The four farmlets differ in stocking rate, ranging from 2.2 cows/ha to 3.6 cows/ha. Within each of the farmlets, the herd has an even split between more and less efficient cows so that comparisons can be made at each stocking rate.

Macdonald said the researchers wanted to know whether at the higher stocking rate – with the animals under greater feeding pressure – the more efficient animals would turn more energy into milk at the expense of condition, and whether the less efficient animals would divert more energy towards condition at the expense of milk production?

“So far we have not been able to pick up any differences,” he said.
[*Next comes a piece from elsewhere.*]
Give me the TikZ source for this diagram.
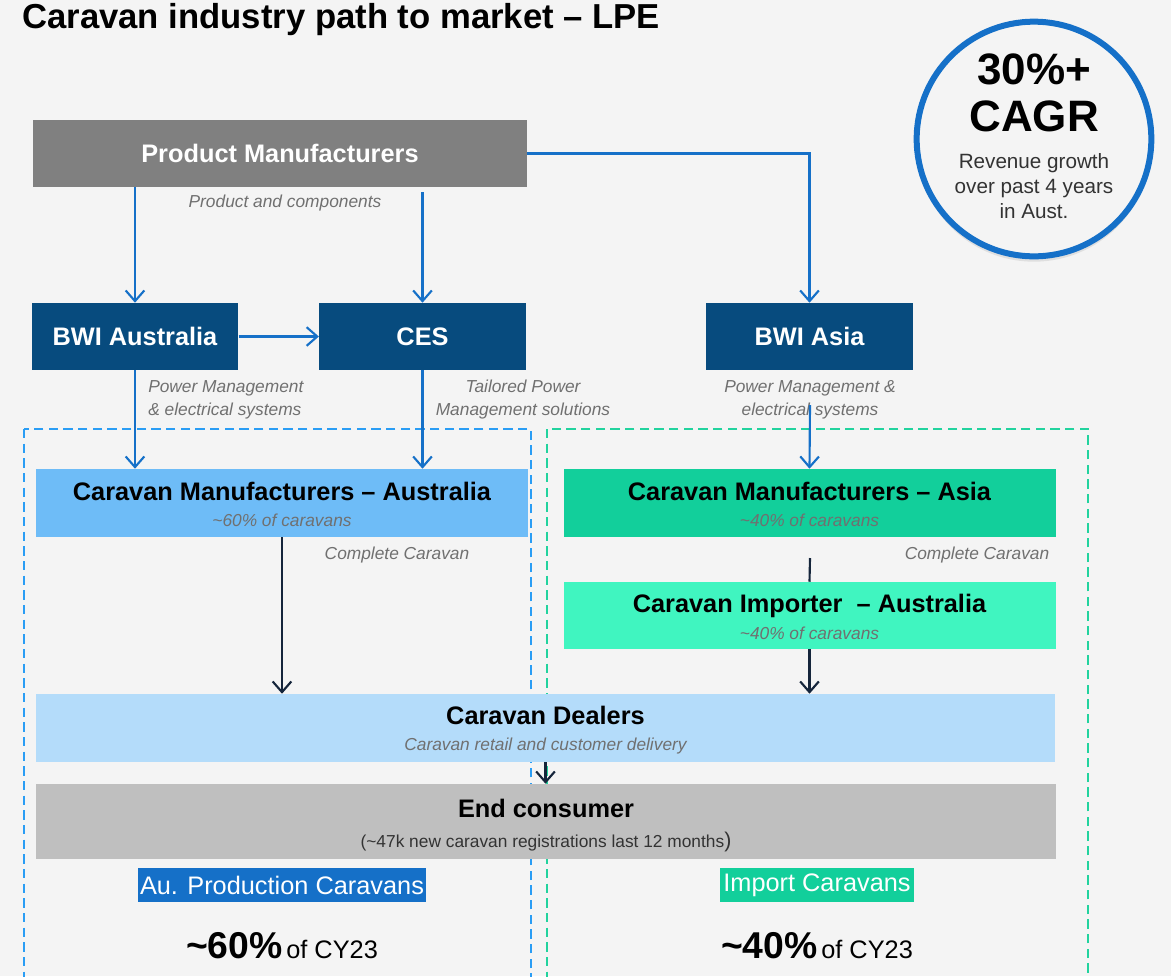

He said research based around beef cattle in feedlots suggested the difference was the greatest at higher feeding levels, in this case represented by the lower stocking rate.

The research is also tracking liveweight, body condition and reproductive ability. Researchers have not yet been able to measure and identify any differences in those traits between the more efficient and least efficient animals.

Macdonald said the equivalent trials undertaken in Australia seemed to have identified a difference in reproductive ability.

“The animals used in the study [in Australia] are basically American Friesian Holsteins, much bigger than ours, and they have a much lower reproductive ability,” he said.

“It may be inherent in their animals anyway but we have not picked it up here.”

This season cows are being equipped with pedometers at WTARS to try to confirm data that suggests the more efficient cows walk less and are less active.